3. Kontroversi aturan kuota pekerjaan pemerintah

Pemerintahan Perdana Menteri (PM) Sheikh Hasina menghapuskan sistem kuota pada 2018. Namun, Pengadilan Tinggi kembali menerapkannya pada bulan lalu, sehingga memicu gelombang protes baru dan tindakan keras pemerintah. Jaksa Agung Amin Uddin mengatakan bahwa MA menyebut putusan tersebut ilegal.
Mengutip Reuters, demonstrasi dalam sepekan terakhir merupakan yang terbesar sejak Hasina terpilih kembali untuk masa jabatan keempat berturut-turut pada tahun ini. Protes yang meluas juga dipicu oleh tingginya pengangguran di kalangan generasi muda, yang merupakan hampir seperlima dari populasi penduduk.

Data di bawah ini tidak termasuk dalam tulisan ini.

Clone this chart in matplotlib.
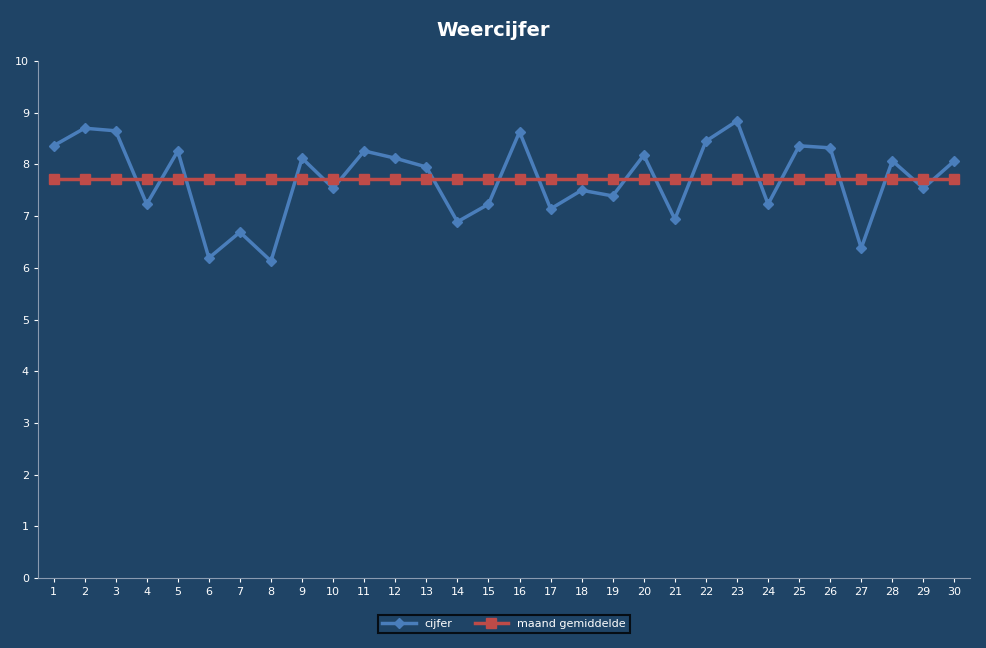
import matplotlib

matplotlib.use("Agg")
import matplotlib.pyplot as plt

days = list(range(1, 31))
cijfer = [8.36, 8.70, 8.65, 7.23, 8.26, 6.19, 6.69, 6.13, 8.12, 7.54,
          8.26, 8.12, 7.95, 6.89, 7.23, 8.63, 7.14, 7.50, 7.39, 8.18,
          6.94, 8.45, 8.84, 7.23, 8.36, 8.32, 6.38, 8.07, 7.54, 8.07]
gemiddelde = [7.72] * 30

BG = "#1f4466"

fig = plt.figure(figsize=(9.87, 6.48), dpi=100, facecolor=BG)
ax = fig.add_axes([38 / 987, 1 - 578 / 648, 932 / 987, 517 / 648], facecolor=BG)

ax.plot(days, cijfer, color="#4a7ebb", lw=2.5, marker="D", ms=5, label="cijfer")
ax.plot(days, gemiddelde, color="#be4b48", lw=2.5, marker="s", ms=7, label="maand gemiddelde")

ax.set_xlim(0.5, 30.5)
ax.set_ylim(0, 10)
ax.set_xticks(days)
ax.set_yticks(range(0, 11))
ax.tick_params(colors="white", labelsize=8, length=3)
for side in ("top", "right"):
    ax.spines[side].set_visible(False)
for side in ("left", "bottom"):
    ax.spines[side].set_color("#8a9bb0")

fig.text(0.5, 1 - 30 / 648, "Weercijfer", color="white", fontsize=14,
         fontweight="bold", ha="center", va="center")

leg = ax.legend(loc="upper center", bbox_to_anchor=(0.5, -0.06), ncol=2,
                frameon=True, fontsize=8, fancybox=False, handlelength=3)
leg.get_frame().set_facecolor(BG)
leg.get_frame().set_edgecolor("black")
leg.get_frame().set_linewidth(1.5)
for t in leg.get_texts():
    t.set_color("white")

fig.savefig("out.png", dpi=100, facecolor=BG)
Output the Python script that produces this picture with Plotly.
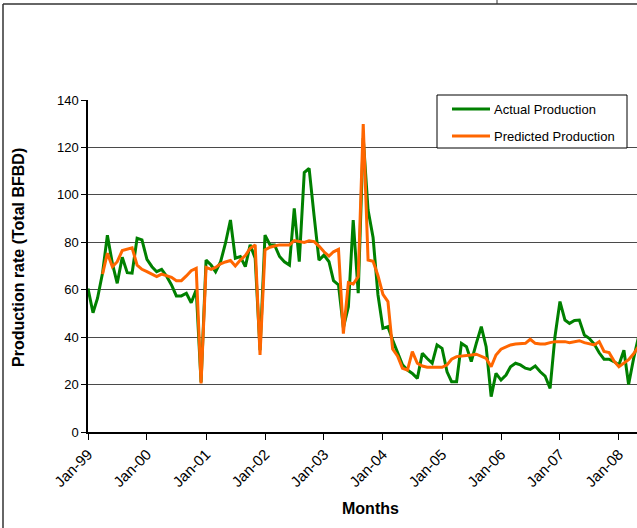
import pandas as pd
import plotly.graph_objects as go

# Monthly production, Jan-1999 onwards (Total BFBD)
months = pd.date_range("1999-01-01", periods=113, freq="MS")

actual_production = [
    60.5, 50.3, 56.4, 67.0, 83.0, 71.0, 62.7, 73.7, 67.2, 67.0, 81.7, 81.0,
    72.8, 69.7, 67.6, 68.6, 65.8, 62.0, 57.4, 57.4, 58.5, 54.5, 60.0, 21.0,
    72.5, 70.4, 67.6, 71.8, 79.6, 89.4, 73.3, 74.0, 69.7, 78.9, 73.3, 34.5,
    83.0, 78.9, 78.9, 74.0, 71.8, 70.4, 94.3, 71.8, 109.4, 111.2, 91.0, 72.5,
    74.6, 71.8, 63.8, 62.0, 44.0, 52.8, 89.4, 58.5, 124.0, 93.6, 82.0, 58.0,
    43.7, 44.4, 38.8, 33.2, 28.3, 26.1, 24.7, 22.6, 33.2, 31.0, 29.0, 36.7,
    35.3, 25.4, 21.2, 21.2, 37.4, 36.0, 29.7, 37.4, 44.4, 36.0, 14.9, 24.7,
    21.9, 24.0, 27.5, 29.0, 28.3, 26.9, 26.4, 27.8, 25.4, 23.6, 18.4, 40.2,
    55.0, 47.2, 45.8, 47.0, 47.2, 40.9, 39.5, 37.1, 33.4, 30.7, 30.7, 29.7,
    28.3, 34.5, 20.0, 31.0, 40.0,
]

predicted_production = [
    None, None, None, 66.6, 75.4, 69.7, 71.8, 76.5, 77.2, 77.7, 70.4, 68.6,
    67.6, 66.5, 65.5, 66.6, 65.8, 65.2, 63.8, 63.8, 65.8, 68.0, 69.0, 20.5,
    69.4, 68.6, 69.4, 70.9, 71.7, 72.3, 70.0, 72.5, 74.4, 77.5, 78.9, 32.5,
    76.8, 77.9, 78.4, 78.9, 78.9, 78.9, 80.7, 80.3, 79.9, 80.6, 80.3, 78.4,
    76.0, 74.2, 76.0, 77.0, 41.5, 63.0, 62.4, 65.5, 129.9, 72.5, 72.0, 66.0,
    58.0, 55.0, 35.0, 32.0, 26.9, 26.1, 33.9, 29.0, 27.8, 27.3, 27.3, 27.3,
    27.3, 28.3, 30.7, 31.8, 32.0, 32.0, 32.5, 32.8, 31.8, 31.0, 27.5, 32.5,
    34.9, 36.0, 36.7, 37.1, 37.4, 37.4, 39.1, 37.4, 37.1, 37.1, 37.7, 38.1,
    38.1, 38.1, 37.7, 38.1, 38.5, 37.7, 37.1, 36.7, 38.1, 34.0, 33.5, 30.0,
    27.5, 29.0, 30.5, 33.0, 36.0,
]

series_names = ["Actual Production", "Predicted Production"]
series_colors = ["#008000", "#FF6600"]

tick_dates = pd.date_range("1999-01-01", "2008-01-01", freq="YS")
tick_labels = ["Jan-99", "Jan-00", "Jan-01", "Jan-02", "Jan-03",
               "Jan-04", "Jan-05", "Jan-06", "Jan-07", "Jan-08"]

FONT = "Liberation Sans, Arial, sans-serif"

fig = go.Figure()
for name, color, values in zip(series_names, series_colors,
                               [actual_production, predicted_production]):
    fig.add_trace(go.Scatter(
        x=months, y=values, mode="lines", name=name,
        line=dict(color=color, width=3), showlegend=False,
    ))

# plot area in pixels: left 88, right 637, top 100, bottom 432
L, R, T, B = 88, 637, 100, 432
W, H = R - L, B - T


def px_x(px):
    return (px - L) / W


def px_y(py):
    return (B - py) / H


shapes = [
    # outer chart border (left and top edges)
    dict(type="line", xref="paper", yref="paper",
         x0=px_x(3), x1=px_x(3), y0=px_y(4), y1=px_y(540),
         line=dict(color="#333333", width=1.5)),
    dict(type="line", xref="paper", yref="paper",
         x0=px_x(3), x1=px_x(640), y0=px_y(4), y1=px_y(4),
         line=dict(color="#333333", width=1.5)),
    dict(type="line", xref="paper", yref="paper",
         x0=px_x(497), x1=px_x(497), y0=px_y(-2), y1=px_y(4),
         line=dict(color="#333333", width=1)),
    # legend box
    dict(type="rect", xref="paper", yref="paper",
         x0=px_x(437), x1=px_x(627), y0=px_y(148), y1=px_y(95),
         fillcolor="white", line=dict(color="black", width=1), layer="above"),
]

annotations = [
    dict(text="<b>Production rate (Total BFBD)</b>", textangle=-90,
         x=px_x(18), y=px_y(258), xref="paper", yref="paper",
         xanchor="center", yanchor="middle",
         showarrow=False, font=dict(family=FONT, size=16)),
    dict(text="<b>Months</b>",
         x=px_x(370), y=px_y(508), xref="paper", yref="paper",
         xanchor="center", yanchor="middle",
         showarrow=False, font=dict(family=FONT, size=16)),
]

# legend entries: sample line + label
for i, (name, color) in enumerate(zip(series_names, series_colors)):
    row_y = 109 + i * 27
    shapes.append(dict(type="line", xref="paper", yref="paper",
                       x0=px_x(452), x1=px_x(490), y0=px_y(row_y), y1=px_y(row_y),
                       line=dict(color=color, width=3), layer="above"))
    annotations.append(dict(text=name, x=px_x(492), y=px_y(row_y),
                            xref="paper", yref="paper",
                            xanchor="left", yanchor="middle", showarrow=False,
                            font=dict(family=FONT, size=13)))

fig.update_layout(
    width=637, height=528,
    margin=dict(l=L, r=637 - R, t=T, b=528 - B, pad=0),
    paper_bgcolor="white", plot_bgcolor="white",
    font=dict(family=FONT, size=13, color="black"),
    showlegend=False,
    xaxis=dict(
        type="date", range=["1999-01-01", "2008-04-22"],
        tickvals=tick_dates, ticktext=tick_labels, tickangle=-45,
        ticks="outside", ticklen=6, tickcolor="black", tickwidth=1,
        showline=True, linecolor="black", linewidth=1.5,
        showgrid=False, zeroline=False,
        tickfont=dict(family=FONT, size=15),
    ),
    yaxis=dict(
        range=[0, 140], dtick=20, tick0=0,
        ticks="outside", ticklen=5, tickcolor="black", tickwidth=1,
        showline=True, linecolor="black", linewidth=1.5,
        showgrid=True, gridcolor="#4a4a4a", gridwidth=1,
        zeroline=False,
        tickfont=dict(family=FONT, size=13),
    ),
    annotations=annotations,
    shapes=shapes,
)

fig.write_html("out.html")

Para pengunjuk rasa menilai sistem kuota bersifat diskriminatif dan menguntungkan pendukung Hasina, yang partainya Liga Awami memimpin gerakan kemerdekaan. Mereka mengatakan bahwa sistem tersebut harus diganti dengan sistem berdasarkan prestasi.
Namun, Hasina membela sistem kuota tersebut dengan mengatakan bahwa para veteran berhak mendapatkan penghormatan setinggi-tingginya atas kontribusi mereka dalam perang, terlepas dari afiliasi politik mereka.